(Stored dataset items)
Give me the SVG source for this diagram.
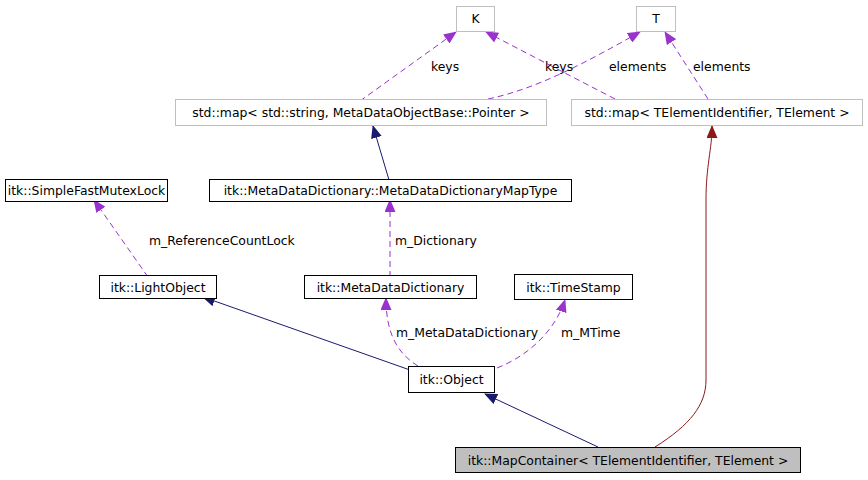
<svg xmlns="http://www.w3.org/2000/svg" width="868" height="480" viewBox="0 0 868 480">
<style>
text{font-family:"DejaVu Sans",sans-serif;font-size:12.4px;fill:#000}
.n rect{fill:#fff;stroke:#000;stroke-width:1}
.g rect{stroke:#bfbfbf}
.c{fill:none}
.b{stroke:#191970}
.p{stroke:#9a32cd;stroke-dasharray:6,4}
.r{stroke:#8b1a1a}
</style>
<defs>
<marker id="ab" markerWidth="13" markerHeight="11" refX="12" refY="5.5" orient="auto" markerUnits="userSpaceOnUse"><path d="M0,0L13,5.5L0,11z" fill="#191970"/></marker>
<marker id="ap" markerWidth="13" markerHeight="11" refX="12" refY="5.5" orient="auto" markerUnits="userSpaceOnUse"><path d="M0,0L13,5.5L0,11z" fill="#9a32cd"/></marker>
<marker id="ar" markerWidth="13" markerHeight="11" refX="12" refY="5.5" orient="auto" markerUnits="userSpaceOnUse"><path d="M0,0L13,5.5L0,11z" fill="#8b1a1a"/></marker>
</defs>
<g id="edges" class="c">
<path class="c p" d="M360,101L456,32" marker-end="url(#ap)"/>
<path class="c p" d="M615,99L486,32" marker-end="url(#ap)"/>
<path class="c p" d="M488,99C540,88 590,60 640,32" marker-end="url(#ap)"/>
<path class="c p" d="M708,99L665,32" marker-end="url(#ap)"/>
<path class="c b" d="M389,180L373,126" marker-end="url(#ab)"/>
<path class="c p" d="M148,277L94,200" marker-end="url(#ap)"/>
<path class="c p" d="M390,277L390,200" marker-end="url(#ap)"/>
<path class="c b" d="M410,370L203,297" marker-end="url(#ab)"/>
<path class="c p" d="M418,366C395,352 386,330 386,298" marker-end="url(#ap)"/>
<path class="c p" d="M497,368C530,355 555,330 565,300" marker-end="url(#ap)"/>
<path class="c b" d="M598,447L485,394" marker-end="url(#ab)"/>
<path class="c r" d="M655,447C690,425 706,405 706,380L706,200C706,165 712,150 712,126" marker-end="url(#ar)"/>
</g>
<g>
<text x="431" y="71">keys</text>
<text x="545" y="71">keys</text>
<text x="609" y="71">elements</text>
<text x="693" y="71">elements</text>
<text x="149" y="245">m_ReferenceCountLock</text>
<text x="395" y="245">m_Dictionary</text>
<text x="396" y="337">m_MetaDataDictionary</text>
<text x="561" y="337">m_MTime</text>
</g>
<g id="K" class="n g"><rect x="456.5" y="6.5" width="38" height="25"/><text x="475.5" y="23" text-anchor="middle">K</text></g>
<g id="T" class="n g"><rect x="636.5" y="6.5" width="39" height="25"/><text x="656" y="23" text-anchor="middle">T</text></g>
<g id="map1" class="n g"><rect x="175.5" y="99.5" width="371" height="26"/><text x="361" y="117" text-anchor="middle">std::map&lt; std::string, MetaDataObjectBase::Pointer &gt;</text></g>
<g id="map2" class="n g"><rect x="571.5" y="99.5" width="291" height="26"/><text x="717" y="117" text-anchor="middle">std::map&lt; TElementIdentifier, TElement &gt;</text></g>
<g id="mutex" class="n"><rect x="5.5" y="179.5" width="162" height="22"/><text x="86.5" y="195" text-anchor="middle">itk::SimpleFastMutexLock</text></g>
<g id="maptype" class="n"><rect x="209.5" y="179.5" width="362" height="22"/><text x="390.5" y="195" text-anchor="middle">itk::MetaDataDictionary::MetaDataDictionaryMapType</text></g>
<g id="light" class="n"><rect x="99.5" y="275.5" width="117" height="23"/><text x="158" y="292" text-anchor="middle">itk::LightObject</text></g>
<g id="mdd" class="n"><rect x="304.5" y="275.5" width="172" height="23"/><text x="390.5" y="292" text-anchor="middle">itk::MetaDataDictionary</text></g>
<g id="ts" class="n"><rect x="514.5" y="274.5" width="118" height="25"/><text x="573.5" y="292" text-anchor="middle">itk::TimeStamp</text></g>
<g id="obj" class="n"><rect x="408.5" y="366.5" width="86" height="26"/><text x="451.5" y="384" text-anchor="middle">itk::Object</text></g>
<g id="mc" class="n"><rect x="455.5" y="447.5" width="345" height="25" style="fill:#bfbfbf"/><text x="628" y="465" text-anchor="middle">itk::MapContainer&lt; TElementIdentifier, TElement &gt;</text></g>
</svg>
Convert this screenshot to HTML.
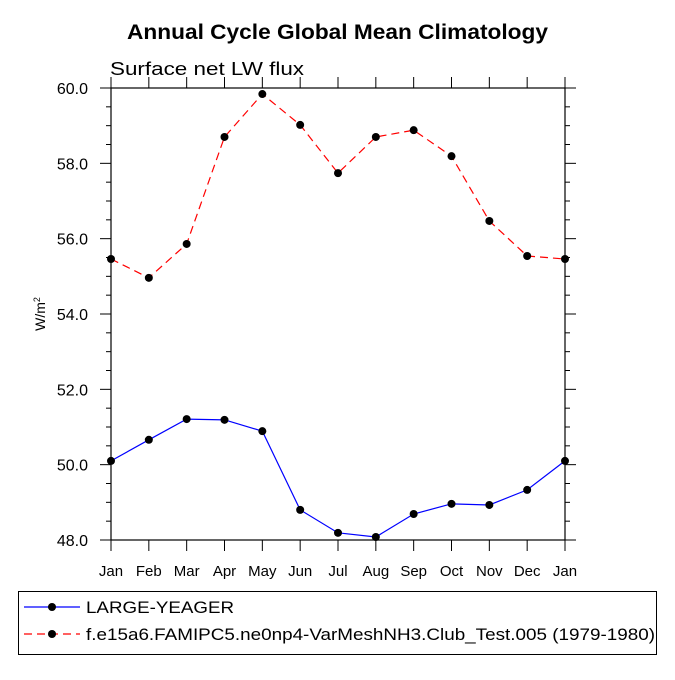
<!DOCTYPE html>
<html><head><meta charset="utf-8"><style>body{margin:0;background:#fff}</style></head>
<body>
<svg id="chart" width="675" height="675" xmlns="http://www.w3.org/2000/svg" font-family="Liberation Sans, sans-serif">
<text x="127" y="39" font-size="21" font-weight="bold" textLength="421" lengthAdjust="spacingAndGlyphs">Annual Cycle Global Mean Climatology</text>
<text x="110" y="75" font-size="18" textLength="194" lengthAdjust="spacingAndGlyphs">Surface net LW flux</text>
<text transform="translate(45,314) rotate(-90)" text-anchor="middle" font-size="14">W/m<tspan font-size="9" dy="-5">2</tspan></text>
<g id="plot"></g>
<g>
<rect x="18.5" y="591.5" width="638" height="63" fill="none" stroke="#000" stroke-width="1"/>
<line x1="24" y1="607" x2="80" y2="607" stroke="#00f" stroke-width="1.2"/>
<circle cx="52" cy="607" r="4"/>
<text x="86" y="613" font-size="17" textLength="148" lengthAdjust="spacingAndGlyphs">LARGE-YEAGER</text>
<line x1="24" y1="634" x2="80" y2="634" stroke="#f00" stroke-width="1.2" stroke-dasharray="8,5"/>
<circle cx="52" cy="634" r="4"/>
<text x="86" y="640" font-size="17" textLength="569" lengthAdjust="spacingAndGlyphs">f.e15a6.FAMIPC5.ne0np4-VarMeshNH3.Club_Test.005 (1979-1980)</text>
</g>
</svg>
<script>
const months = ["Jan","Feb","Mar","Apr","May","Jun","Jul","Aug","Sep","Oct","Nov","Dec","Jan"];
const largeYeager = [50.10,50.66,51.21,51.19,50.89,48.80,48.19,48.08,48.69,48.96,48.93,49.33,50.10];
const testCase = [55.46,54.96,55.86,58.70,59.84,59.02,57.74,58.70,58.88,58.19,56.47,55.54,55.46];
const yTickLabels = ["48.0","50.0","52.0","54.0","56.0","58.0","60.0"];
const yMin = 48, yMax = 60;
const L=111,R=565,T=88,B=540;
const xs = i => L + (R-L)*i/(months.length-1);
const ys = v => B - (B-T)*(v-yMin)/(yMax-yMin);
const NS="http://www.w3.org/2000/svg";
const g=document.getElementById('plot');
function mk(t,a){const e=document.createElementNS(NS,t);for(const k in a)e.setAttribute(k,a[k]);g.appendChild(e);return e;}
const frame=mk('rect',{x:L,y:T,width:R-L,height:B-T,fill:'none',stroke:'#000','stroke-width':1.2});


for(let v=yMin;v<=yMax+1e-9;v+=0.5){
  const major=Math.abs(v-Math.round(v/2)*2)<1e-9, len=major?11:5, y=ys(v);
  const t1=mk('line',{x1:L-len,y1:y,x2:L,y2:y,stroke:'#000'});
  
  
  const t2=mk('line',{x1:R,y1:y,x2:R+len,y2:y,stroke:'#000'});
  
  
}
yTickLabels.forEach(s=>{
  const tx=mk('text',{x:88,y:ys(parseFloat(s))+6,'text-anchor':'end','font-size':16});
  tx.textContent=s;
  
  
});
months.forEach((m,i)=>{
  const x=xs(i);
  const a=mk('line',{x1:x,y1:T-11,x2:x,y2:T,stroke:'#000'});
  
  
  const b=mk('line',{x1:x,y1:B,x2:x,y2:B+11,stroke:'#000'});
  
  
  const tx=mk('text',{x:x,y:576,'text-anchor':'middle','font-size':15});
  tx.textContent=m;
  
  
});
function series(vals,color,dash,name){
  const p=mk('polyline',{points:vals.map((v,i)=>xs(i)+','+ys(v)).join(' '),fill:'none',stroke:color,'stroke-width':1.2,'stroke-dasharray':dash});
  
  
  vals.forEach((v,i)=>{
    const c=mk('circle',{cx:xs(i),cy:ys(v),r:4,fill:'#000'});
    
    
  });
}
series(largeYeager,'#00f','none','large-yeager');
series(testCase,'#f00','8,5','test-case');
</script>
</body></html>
---
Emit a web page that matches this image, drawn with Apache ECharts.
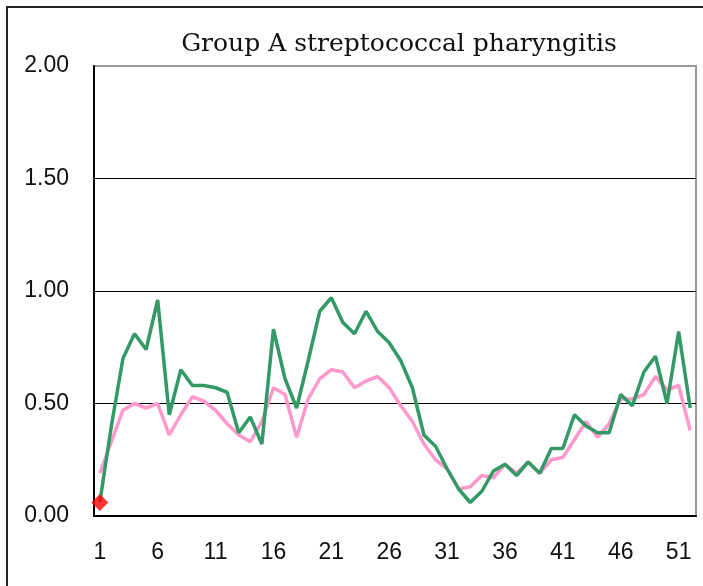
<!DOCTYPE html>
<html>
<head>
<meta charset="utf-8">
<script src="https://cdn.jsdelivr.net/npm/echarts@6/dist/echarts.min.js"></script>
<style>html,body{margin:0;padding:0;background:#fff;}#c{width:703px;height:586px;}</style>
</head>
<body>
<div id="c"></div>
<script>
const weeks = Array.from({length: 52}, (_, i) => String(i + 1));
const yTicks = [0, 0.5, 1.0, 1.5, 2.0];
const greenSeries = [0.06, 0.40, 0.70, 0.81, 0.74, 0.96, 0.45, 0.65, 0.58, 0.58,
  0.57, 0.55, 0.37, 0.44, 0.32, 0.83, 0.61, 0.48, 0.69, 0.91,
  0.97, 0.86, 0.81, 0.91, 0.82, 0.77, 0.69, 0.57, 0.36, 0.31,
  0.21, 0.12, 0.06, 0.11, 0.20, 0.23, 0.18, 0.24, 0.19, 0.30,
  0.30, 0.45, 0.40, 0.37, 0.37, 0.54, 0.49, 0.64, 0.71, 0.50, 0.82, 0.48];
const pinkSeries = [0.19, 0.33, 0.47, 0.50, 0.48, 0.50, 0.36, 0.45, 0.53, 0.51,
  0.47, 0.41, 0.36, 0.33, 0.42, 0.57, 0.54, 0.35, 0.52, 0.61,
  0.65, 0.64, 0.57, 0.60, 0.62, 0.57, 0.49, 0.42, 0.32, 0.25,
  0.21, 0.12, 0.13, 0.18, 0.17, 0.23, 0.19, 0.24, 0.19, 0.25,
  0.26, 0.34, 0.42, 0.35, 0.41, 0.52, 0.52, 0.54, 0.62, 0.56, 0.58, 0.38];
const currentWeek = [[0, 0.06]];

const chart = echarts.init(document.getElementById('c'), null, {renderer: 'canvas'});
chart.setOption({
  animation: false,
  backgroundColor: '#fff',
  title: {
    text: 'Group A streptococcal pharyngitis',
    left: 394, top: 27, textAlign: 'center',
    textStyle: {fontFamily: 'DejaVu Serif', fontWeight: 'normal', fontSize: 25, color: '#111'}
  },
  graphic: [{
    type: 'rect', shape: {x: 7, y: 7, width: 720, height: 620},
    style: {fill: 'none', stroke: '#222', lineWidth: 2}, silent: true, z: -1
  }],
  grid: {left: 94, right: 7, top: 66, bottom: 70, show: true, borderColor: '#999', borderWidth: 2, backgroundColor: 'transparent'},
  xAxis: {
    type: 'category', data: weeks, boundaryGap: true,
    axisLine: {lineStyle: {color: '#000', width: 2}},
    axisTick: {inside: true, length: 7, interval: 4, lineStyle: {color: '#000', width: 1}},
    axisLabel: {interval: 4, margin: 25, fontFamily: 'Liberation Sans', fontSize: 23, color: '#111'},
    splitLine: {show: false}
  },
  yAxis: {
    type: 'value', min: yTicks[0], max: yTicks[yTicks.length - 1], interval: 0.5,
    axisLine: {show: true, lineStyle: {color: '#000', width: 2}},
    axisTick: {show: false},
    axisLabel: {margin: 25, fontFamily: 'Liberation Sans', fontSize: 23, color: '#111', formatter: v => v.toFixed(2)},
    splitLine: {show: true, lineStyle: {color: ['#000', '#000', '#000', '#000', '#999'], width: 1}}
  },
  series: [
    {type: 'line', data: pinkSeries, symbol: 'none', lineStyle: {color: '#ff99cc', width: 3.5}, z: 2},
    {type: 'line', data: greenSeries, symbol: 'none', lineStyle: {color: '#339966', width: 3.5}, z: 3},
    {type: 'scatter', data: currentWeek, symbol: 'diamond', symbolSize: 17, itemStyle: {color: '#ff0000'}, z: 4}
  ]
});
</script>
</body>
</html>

_Goal_. Using the entries above, reproduce word for word only the lines from the one that contains "Emit a web page" to the one that contains "const currentWeek = [[0, 0.06]];", both ends included, and drop every picture.

_Task response_.
Emit a web page that matches this image, drawn with Apache ECharts.
<!DOCTYPE html>
<html>
<head>
<meta charset="utf-8">
<script src="https://cdn.jsdelivr.net/npm/echarts@6/dist/echarts.min.js"></script>
<style>html,body{margin:0;padding:0;background:#fff;}#c{width:703px;height:586px;}</style>
</head>
<body>
<div id="c"></div>
<script>
const weeks = Array.from({length: 52}, (_, i) => String(i + 1));
const yTicks = [0, 0.5, 1.0, 1.5, 2.0];
const greenSeries = [0.06, 0.40, 0.70, 0.81, 0.74, 0.96, 0.45, 0.65, 0.58, 0.58,
  0.57, 0.55, 0.37, 0.44, 0.32, 0.83, 0.61, 0.48, 0.69, 0.91,
  0.97, 0.86, 0.81, 0.91, 0.82, 0.77, 0.69, 0.57, 0.36, 0.31,
  0.21, 0.12, 0.06, 0.11, 0.20, 0.23, 0.18, 0.24, 0.19, 0.30,
  0.30, 0.45, 0.40, 0.37, 0.37, 0.54, 0.49, 0.64, 0.71, 0.50, 0.82, 0.48];
const pinkSeries = [0.19, 0.33, 0.47, 0.50, 0.48, 0.50, 0.36, 0.45, 0.53, 0.51,
  0.47, 0.41, 0.36, 0.33, 0.42, 0.57, 0.54, 0.35, 0.52, 0.61,
  0.65, 0.64, 0.57, 0.60, 0.62, 0.57, 0.49, 0.42, 0.32, 0.25,
  0.21, 0.12, 0.13, 0.18, 0.17, 0.23, 0.19, 0.24, 0.19, 0.25,
  0.26, 0.34, 0.42, 0.35, 0.41, 0.52, 0.52, 0.54, 0.62, 0.56, 0.58, 0.38];
const currentWeek = [[0, 0.06]];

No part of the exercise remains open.